__Instruction__. Pick out each line below containing "page".

----

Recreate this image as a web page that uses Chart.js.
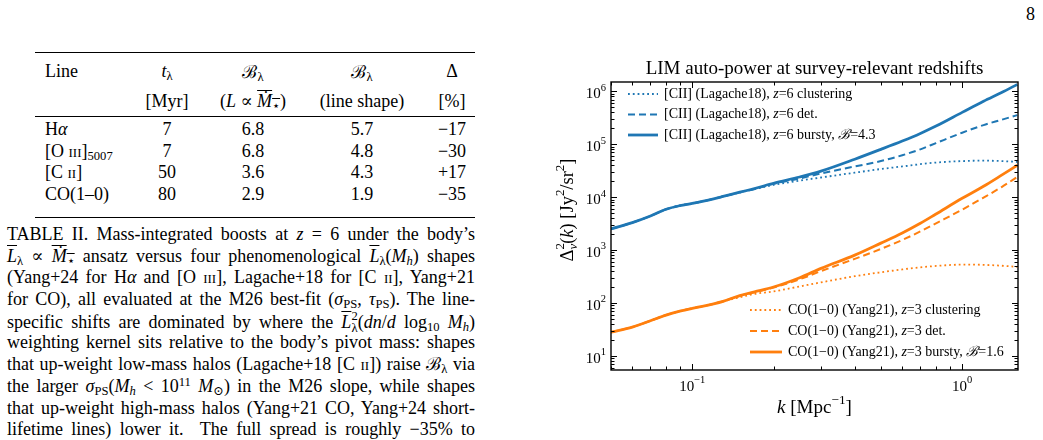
<!doctype html>
<html lang="en">
<head>
  <meta charset="utf-8">
  <title>LIM auto-power at survey-relevant redshifts</title>
  <style>
    * { margin: 0; padding: 0; }
    body {
      width: 1043px; height: 440px; overflow: hidden; position: relative;
      background: white; color: black;
      font-family: "Liberation Serif", "DejaVu Serif", serif;
    }
    .abs { position: absolute; white-space: nowrap; font-size: 18px; }
    .c { transform: translate(-50%, -50%); }
    .l { transform: translate(0, -50%); }
    .rule { position: absolute; left: 35px; width: 440px; background: black; }
    .sc { font-variant: small-caps; }
    .ol { text-decoration: overline; }
    sub, sup { font-size: 0.7em; line-height: 0; }
    sub { vertical-align: -0.25em; }
    sup { vertical-align: 0.45em; }
    .ss { display: inline-block; vertical-align: -0.3em; font-size: 0.7em; line-height: 0.95; }
    .ss span { display: block; }
    .cap { position: absolute; left: 7px; top: 224px; width: 468px; font-size: 18px; }
    .cap div { height: 21.7px; line-height: 21.7px; text-align: justify; text-align-last: justify; }
    .page { position: absolute; right: 8px; top: 4px; font-size: 18px; }
    #box { position: absolute; left: 540px; top: 50px; width: 503px; height: 390px; }
  </style>
</head>
<body>
  <div class="page">8</div>

  <!-- table -->
  <div class="rule" style="top:52px;height:1.3px"></div>
  <div class="abs l" style="left:45px;top:71px">Line</div>
  <div class="abs c" style="left:167px;top:71px"><i>t</i><sub>λ</sub></div>
  <div class="abs c" style="left:253px;top:71px">ℬ<sub>λ</sub></div>
  <div class="abs c" style="left:362px;top:71px">ℬ<sub>λ</sub></div>
  <div class="abs c" style="left:452px;top:71px">Δ</div>
  <div class="abs c" style="left:167px;top:101px">[Myr]</div>
  <div class="abs c" style="left:253px;top:101px">(<i>L</i> ∝ <span class="ol"><i>Ṁ</i><sub>⋆</sub></span>)</div>
  <div class="abs c" style="left:362px;top:101px">(line shape)</div>
  <div class="abs c" style="left:452px;top:101px">[%]</div>
  <div class="rule" style="top:116px;height:0.8px"></div>

  <div class="abs l" style="left:45px;top:129px">H<i>α</i></div>
  <div class="abs c" style="left:167px;top:129px">7</div>
  <div class="abs c" style="left:253px;top:129px">6.8</div>
  <div class="abs c" style="left:362px;top:129px">5.7</div>
  <div class="abs c" style="left:452px;top:129px">−17</div>

  <div class="abs l" style="left:45px;top:151px">[O <span class="sc">iii</span>]<sub>5007</sub></div>
  <div class="abs c" style="left:167px;top:151px">7</div>
  <div class="abs c" style="left:253px;top:151px">6.8</div>
  <div class="abs c" style="left:362px;top:151px">4.8</div>
  <div class="abs c" style="left:452px;top:151px">−30</div>

  <div class="abs l" style="left:45px;top:172px">[C <span class="sc">ii</span>]</div>
  <div class="abs c" style="left:167px;top:172px">50</div>
  <div class="abs c" style="left:253px;top:172px">3.6</div>
  <div class="abs c" style="left:362px;top:172px">4.3</div>
  <div class="abs c" style="left:452px;top:172px">+17</div>

  <div class="abs l" style="left:45px;top:194px">CO(1–0)</div>
  <div class="abs c" style="left:167px;top:194px">80</div>
  <div class="abs c" style="left:253px;top:194px">2.9</div>
  <div class="abs c" style="left:362px;top:194px">1.9</div>
  <div class="abs c" style="left:452px;top:194px">−35</div>
  <div class="rule" style="top:217px;height:1.3px"></div>

  <!-- caption -->
  <div class="cap">
    <div>TABLE II. Mass-integrated boosts at <i>z</i> = 6 under the body’s</div>
    <div><span class="ol"><i>L</i></span><sub>λ</sub> ∝ <span class="ol"><i>Ṁ</i><sub>⋆</sub></span> ansatz versus four phenomenological <span class="ol"><i>L</i></span><sub>λ</sub>(<i>M</i><sub><i>h</i></sub>) shapes</div>
    <div>(Yang+24 for H<i>α</i> and [O <span class="sc">iii</span>], Lagache+18 for [C <span class="sc">ii</span>], Yang+21</div>
    <div>for CO), all evaluated at the M26 best-fit (<i>σ</i><sub>PS</sub>, <i>τ</i><sub>PS</sub>). The line-</div>
    <div>specific shifts are dominated by where the <span class="ol"><i>L</i></span><span class="ss"><span>2</span><span>λ</span></span>(<i>dn</i>/<i>d</i> log<sub>10</sub> <i>M</i><sub><i>h</i></sub>)</div>
    <div>weighting kernel sits relative to the body’s pivot mass: shapes</div>
    <div>that up-weight low-mass halos (Lagache+18 [C <span class="sc">ii</span>]) raise ℬ<sub>λ</sub> via</div>
    <div>the larger <i>σ</i><sub>PS</sub>(<i>M</i><sub><i>h</i></sub> &lt; 10<sup>11</sup> <i>M</i><sub>⊙</sub>) in the M26 slope, while shapes</div>
    <div>that up-weight high-mass halos (Yang+21 CO, Yang+24 short-</div>
    <div>lifetime lines) lower it.&nbsp; The full spread is roughly −35% to</div>
  </div>

  <div id="box"><canvas id="myChart" width="503" height="390"></canvas></div>

  <script src="https://cdn.jsdelivr.net/npm/chart.js"></script>
  <script>
    // wavenumbers k [1/Mpc]
    const kVals = [0.05, 0.06, 0.07, 0.08, 0.09, 0.1, 0.11, 0.12, 0.13, 0.15, 0.17,
                   0.2, 0.25, 0.3, 0.4, 0.5, 0.6, 0.7, 0.8, 1.0, 1.2, 1.4, 1.6];

    // [CII] Lagache18, z=6
    const ciiClust  = [2500, 3300, 4400, 5900, 6900, 7600, 8400, 9300, 10300, 12200, 14100,
                       17000, 20500, 23500, 29000, 34000, 38000, 42000, 45000, 48000, 49000, 48000, 46500];
    const ciiDet    = [2500, 3300, 4400, 5900, 6900, 7600, 8400, 9300, 10300, 12300, 14300,
                       17800, 22500, 28000, 38000, 48000, 62000, 80000, 105000, 165000, 230000, 290000, 355000];
    const ciiBursty = [2500, 3300, 4400, 5900, 6900, 7600, 8400, 9300, 10300, 12400, 14500,
                       18300, 24000, 31000, 52000, 80000, 115000, 160000, 220000, 400000, 650000, 950000, 1350000];

    // CO(1-0) Yang21, z=3
    const coClust  = [28, 35, 46, 59, 70, 79, 87, 96, 107, 128, 148,
                      165, 205, 245, 320, 380, 430, 470, 500, 530, 525, 505, 480];
    const coDet    = [28, 35, 46, 59, 70, 79, 87, 96, 107, 136, 159,
                      195, 280, 400, 680, 1050, 1550, 2250, 3200, 5800, 9800, 15500, 24000];
    const coBursty = [28, 35, 46, 59, 70, 79, 87, 96, 107, 138, 162,
                      200, 300, 450, 800, 1350, 2100, 3200, 4800, 9500, 16000, 26000, 40000];

    const seriesLabels = [
      '[CII] (Lagache18), z=6 clustering',
      '[CII] (Lagache18), z=6 det.',
      '[CII] (Lagache18), z=6 bursty, ℬ=4.3',
      'CO(1−0) (Yang21), z=3 clustering',
      'CO(1−0) (Yang21), z=3 det.',
      'CO(1−0) (Yang21), z=3 bursty, ℬ=1.6'
    ];
    const yTickExp = [1, 2, 3, 4, 5, 6];
    const xTickExp = [-1, 0];

    const BLUE = '#1f77b4', ORANGE = '#ff7f0e';
    const SERIF = '"Liberation Serif", "DejaVu Serif", serif';
    const DOT = [1.8, 3], DASH = [7, 4];

    const pts = arr => arr.map((v, i) => ({ x: kVals[i], y: v }));

    function mk(label, arr, color, dash, width, group) {
      return {
        label, data: pts(arr), borderColor: color, backgroundColor: color,
        borderDash: dash, borderWidth: width, pointRadius: 0,
        cubicInterpolationMode: 'monotone', legendGroup: group
      };
    }

    const data = {
      datasets: [
        mk(seriesLabels[0], ciiClust, BLUE, DOT, 1.8, 0),
        mk(seriesLabels[1], ciiDet, BLUE, DASH, 2, 0),
        mk(seriesLabels[2], ciiBursty, BLUE, [], 2.8, 0),
        mk(seriesLabels[3], coClust, ORANGE, DOT, 1.8, 1),
        mk(seriesLabels[4], coDet, ORANGE, DASH, 2, 1),
        mk(seriesLabels[5], coBursty, ORANGE, [], 2.8, 1)
      ]
    };

    // draw text made of parts: {t, i (italic), s ('sup'|'sub'), back (no advance)}
    function partFont(p, size) {
      const sz = p.s ? size * 0.7 : size;
      return (p.i ? 'italic ' : '') + sz + 'px ' + SERIF;
    }
    function richWidth(ctx, parts, size) {
      let w = 0;
      parts.forEach(p => { ctx.font = partFont(p, size); if (!p.back) w += ctx.measureText(p.t).width; });
      return w;
    }
    function richText(ctx, parts, x, y, size) {
      let cx = x;
      ctx.textBaseline = 'middle';
      ctx.textAlign = 'left';
      parts.forEach(p => {
        ctx.font = partFont(p, size);
        let dy = 0;
        if (p.s === 'sup') dy = -size * 0.42;
        if (p.s === 'sub') dy = size * 0.3;
        ctx.fillText(p.t, cx, y + dy);
        if (!p.back) cx += ctx.measureText(p.t).width;
      });
    }
    function labelParts(str) {
      return str.split(/([zℬ])/).filter(s => s).map(s => ({ t: s, i: s === 'z' || s === 'ℬ' }));
    }

    const axesPlugin = {
      id: 'axesPlugin',
      afterDraw(chart) {
        const { ctx, chartArea: a, scales: { x, y } } = chart;
        ctx.save();
        ctx.strokeStyle = 'black';
        ctx.fillStyle = 'black';

        // ticks on all four sides, pointing in
        ctx.lineWidth = 1;
        ctx.beginPath();
        for (let e = -2; e <= 1; e++) for (let m = 1; m <= 9; m++) {
          const v = m * Math.pow(10, e);
          if (v < x.min || v > x.max) continue;
          const px = Math.round(x.getPixelForValue(v)) + 0.5;
          const len = m === 1 ? 6 : 3.5;
          ctx.moveTo(px, a.bottom); ctx.lineTo(px, a.bottom - len);
          ctx.moveTo(px, a.top); ctx.lineTo(px, a.top + len);
        }
        for (let e = 0; e <= 7; e++) for (let m = 1; m <= 9; m++) {
          const v = m * Math.pow(10, e);
          if (v < y.min || v > y.max) continue;
          const py = Math.round(y.getPixelForValue(v)) + 0.5;
          const len = m === 1 ? 6 : 3.5;
          ctx.moveTo(a.left, py); ctx.lineTo(a.left + len, py);
          ctx.moveTo(a.right, py); ctx.lineTo(a.right - len, py);
        }
        ctx.stroke();

        // frame
        ctx.lineWidth = 1.4;
        ctx.strokeRect(a.left, a.top, a.right - a.left, a.bottom - a.top);

        // tick labels
        const fs = 15;
        yTickExp.forEach(e => {
          const py = y.getPixelForValue(Math.pow(10, e));
          const parts = [{ t: '10' }, { t: String(e), s: 'sup' }];
          const w = richWidth(ctx, parts, fs);
          richText(ctx, parts, a.left - 5 - w, py + 3, fs);
        });
        xTickExp.forEach(e => {
          const px = x.getPixelForValue(Math.pow(10, e));
          const parts = [{ t: '10' }, { t: String(e).replace('-', '−'), s: 'sup' }];
          const w = richWidth(ctx, parts, fs);
          richText(ctx, parts, px - w / 2, a.bottom + 17, fs);
        });

        // axis titles
        const xl = [{ t: 'k', i: true }, { t: ' [Mpc' }, { t: '−1', s: 'sup' }, { t: ']' }];
        const xw = richWidth(ctx, xl, 19);
        richText(ctx, xl, (a.left + a.right) / 2 - xw / 2, a.bottom + 38, 19);

        const yl = [{ t: 'Δ' }, { t: '2', s: 'sup', back: true }, { t: 'ν', i: true, s: 'sub' },
                    { t: '(' }, { t: 'k', i: true }, { t: ') [Jy' }, { t: '2', s: 'sup' },
                    { t: '/sr' }, { t: '2', s: 'sup' }, { t: ']' }];
        const yw = richWidth(ctx, yl, 18.5);
        ctx.save();
        ctx.translate(a.left - 43, (a.top + a.bottom) / 2 - 16);
        ctx.rotate(-Math.PI / 2);
        richText(ctx, yl, -yw / 2, 0, 18.5);
        ctx.restore();

        // title
        ctx.font = '19px ' + SERIF;
        ctx.textAlign = 'center';
        ctx.textBaseline = 'middle';
        ctx.fillText('LIM auto-power at survey-relevant redshifts', (a.left + a.right) / 2, a.top - 13);

        // two legends
        const spots = [
          { x0: a.left + 17, len: 30, y0: a.top + 12, gap: 20.5 },
          { x0: a.left + 139, len: 32, y0: a.bottom - 60, gap: 21 }
        ];
        const count = [0, 0];
        chart.data.datasets.forEach(ds => {
          const g = ds.legendGroup, s = spots[g];
          const ly = s.y0 + count[g] * s.gap;
          count[g]++;
          ctx.save();
          ctx.strokeStyle = ds.borderColor;
          ctx.lineWidth = ds.borderWidth;
          ctx.setLineDash(ds.borderDash);
          ctx.beginPath();
          ctx.moveTo(s.x0, ly); ctx.lineTo(s.x0 + s.len, ly);
          ctx.stroke();
          ctx.restore();
          ctx.fillStyle = 'black';
          richText(ctx, labelParts(ds.label), s.x0 + s.len + 6, ly, 14);
        });
        ctx.restore();
      }
    };

    const config = {
      type: 'line',
      data,
      options: {
        responsive: false,
        animation: false,
        layout: { padding: { left: 71, top: 32, right: 25, bottom: 70 } },
        scales: {
          x: {
            type: 'logarithmic', min: 0.05, max: 1.61,
            ticks: { display: false }, grid: { display: false }, border: { display: false },
            afterFit(s) { s.height = 0; }
          },
          y: {
            type: 'logarithmic', min: 5.4, max: 1.5e6,
            ticks: { display: false }, grid: { display: false }, border: { display: false },
            afterFit(s) { s.width = 0; }
          }
        },
        plugins: { legend: { display: false }, tooltip: { enabled: false }, title: { display: false } }
      },
      plugins: [axesPlugin]
    };

    const myChart = new Chart(document.getElementById('myChart'), config);
  </script>
</body>
</html>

----

__Task response__.
Recreate this image as a web page that uses Chart.js.
    .page { position: absolute; right: 8px; top: 4px; font-size: 18px; }
  <div class="page">8</div>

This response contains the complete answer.